Some engineers no longer even try to estimate: it’s more efficient to be wrong, and punished, without wasting the effort.

Often, missing details, and discovery thereof, drive the inaccuracy.  I recall one at USL saying “less than two years”, then offering to improve the prediction within a few weeks when the manager relented and gave some details.  The manager thought he was helping by asking broad questions with few details to “get a ballpark figure” whereas the Engineer can see how the answer ranges from 2 hours to 2 years depending on environment alone.

…and then there’s the aspect of promises.  Engineers don’t promise anything but quality.  They don’t commit to a delivery, they offer their firm attempts to succeed, understanding that the delivery might be met of some features are later dropped.  They don’t answer questions unless the answer is a relatively good degree of accuracy — or unless pressed feet-to-fire for an answer that will come back and bite them later.

Lying, or inaccuracy approaching lying, is not done.  It WILL bite them later.

Being asked for answers to exceedingly vague questions will result in non-answers or answers with equally vague details.  Being asked to rough up or down significantly will be met with long decisions as to which way to go.  If an Engineer is billing, and the effort is below a certain minimum, I have known some to simply not bill for such insignificant work.
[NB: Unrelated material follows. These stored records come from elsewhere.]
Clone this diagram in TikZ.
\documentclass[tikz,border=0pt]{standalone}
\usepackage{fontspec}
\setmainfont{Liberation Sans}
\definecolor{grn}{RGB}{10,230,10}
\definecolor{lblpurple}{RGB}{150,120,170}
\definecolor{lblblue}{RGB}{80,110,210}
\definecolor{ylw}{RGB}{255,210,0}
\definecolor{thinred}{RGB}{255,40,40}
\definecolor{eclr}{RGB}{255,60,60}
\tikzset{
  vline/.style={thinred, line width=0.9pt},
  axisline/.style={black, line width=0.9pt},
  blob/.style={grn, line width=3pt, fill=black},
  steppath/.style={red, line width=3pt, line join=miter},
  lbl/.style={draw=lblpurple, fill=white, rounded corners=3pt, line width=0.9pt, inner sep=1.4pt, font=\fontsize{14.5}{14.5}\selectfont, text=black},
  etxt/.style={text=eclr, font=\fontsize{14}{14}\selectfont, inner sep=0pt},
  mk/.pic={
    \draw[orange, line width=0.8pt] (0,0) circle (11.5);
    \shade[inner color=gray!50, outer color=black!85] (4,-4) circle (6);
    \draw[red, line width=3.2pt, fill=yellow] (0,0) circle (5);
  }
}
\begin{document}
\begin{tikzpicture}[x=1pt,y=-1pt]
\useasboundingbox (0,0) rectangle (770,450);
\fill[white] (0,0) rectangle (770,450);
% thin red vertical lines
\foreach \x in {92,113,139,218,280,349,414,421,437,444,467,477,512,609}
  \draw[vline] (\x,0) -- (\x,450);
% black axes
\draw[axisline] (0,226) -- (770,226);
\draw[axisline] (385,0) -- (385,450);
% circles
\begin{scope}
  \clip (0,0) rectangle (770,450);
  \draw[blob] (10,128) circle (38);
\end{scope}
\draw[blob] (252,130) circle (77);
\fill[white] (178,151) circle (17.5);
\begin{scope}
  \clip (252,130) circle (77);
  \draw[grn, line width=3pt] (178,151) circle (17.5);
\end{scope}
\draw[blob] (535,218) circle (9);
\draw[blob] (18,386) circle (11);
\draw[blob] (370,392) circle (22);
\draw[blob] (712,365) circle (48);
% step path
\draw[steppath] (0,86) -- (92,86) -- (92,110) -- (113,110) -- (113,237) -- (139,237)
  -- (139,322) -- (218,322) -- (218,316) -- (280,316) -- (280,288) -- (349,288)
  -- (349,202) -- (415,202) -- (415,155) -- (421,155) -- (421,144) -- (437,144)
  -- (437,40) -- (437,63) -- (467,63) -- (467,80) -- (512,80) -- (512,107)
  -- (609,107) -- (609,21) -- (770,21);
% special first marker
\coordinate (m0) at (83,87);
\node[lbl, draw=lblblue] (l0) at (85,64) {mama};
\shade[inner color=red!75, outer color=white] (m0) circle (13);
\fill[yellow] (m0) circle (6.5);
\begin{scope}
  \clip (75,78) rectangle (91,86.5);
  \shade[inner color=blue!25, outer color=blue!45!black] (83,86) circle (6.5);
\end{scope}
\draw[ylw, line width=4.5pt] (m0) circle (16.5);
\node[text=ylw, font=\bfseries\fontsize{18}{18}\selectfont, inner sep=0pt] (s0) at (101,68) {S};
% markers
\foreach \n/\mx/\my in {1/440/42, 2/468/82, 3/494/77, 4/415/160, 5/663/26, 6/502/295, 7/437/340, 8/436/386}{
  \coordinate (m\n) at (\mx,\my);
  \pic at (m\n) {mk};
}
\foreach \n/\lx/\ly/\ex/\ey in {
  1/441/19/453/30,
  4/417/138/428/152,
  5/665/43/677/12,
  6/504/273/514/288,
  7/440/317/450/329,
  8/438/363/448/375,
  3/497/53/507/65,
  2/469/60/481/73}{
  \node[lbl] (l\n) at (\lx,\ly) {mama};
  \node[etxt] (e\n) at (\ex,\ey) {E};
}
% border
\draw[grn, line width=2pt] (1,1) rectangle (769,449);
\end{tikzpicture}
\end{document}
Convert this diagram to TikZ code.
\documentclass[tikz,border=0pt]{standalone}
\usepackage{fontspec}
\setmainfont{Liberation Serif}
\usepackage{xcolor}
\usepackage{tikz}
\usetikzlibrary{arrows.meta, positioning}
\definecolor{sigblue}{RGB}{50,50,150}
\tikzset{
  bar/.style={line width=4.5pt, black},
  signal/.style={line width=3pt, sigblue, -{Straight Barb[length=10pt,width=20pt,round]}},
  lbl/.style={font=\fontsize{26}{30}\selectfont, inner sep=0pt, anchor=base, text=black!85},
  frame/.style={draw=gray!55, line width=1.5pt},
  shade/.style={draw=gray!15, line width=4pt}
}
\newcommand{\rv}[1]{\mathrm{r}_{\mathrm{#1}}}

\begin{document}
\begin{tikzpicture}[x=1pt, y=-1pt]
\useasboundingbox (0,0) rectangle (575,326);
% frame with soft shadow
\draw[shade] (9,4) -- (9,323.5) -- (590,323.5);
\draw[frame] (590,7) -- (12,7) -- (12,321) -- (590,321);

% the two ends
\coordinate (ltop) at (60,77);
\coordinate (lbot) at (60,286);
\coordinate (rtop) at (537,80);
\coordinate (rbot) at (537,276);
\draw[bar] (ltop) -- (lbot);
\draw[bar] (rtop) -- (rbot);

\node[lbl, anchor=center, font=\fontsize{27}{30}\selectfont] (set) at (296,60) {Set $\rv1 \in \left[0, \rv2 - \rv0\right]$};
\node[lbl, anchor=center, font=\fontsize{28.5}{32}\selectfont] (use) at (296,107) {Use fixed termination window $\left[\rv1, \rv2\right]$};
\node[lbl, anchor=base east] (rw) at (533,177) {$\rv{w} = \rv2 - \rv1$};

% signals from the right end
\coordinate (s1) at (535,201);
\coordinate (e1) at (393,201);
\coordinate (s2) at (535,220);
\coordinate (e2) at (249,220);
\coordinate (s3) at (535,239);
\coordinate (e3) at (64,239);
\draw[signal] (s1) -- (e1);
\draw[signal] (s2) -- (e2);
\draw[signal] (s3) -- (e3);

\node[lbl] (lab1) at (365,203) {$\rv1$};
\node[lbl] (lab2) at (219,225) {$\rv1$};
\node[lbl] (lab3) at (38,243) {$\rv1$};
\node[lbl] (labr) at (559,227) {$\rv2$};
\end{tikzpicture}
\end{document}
Quantizing is inaccuracy.   … an hour, a half-day, a full day, these are simply varying quanta.  Rounding up too far will yield to rounding down to zero.

Increasing inaccuracy increases the chance that either zeros will be quoted, or nothing responded at all: easier to not answer and be wrong than spend hours answering and still be inaccurate to the point of unprofessional.

 

So what expectation is there that a timesheet in terms of half-days will ever be accurate, and not bite the Engineer later?  “did you really spend 1/2 day on the project you billed me for?”

Don’t impose inaccuracy on an engineer; accept the answers, record them, and if you want inaccurate or more vague results, round them yourself.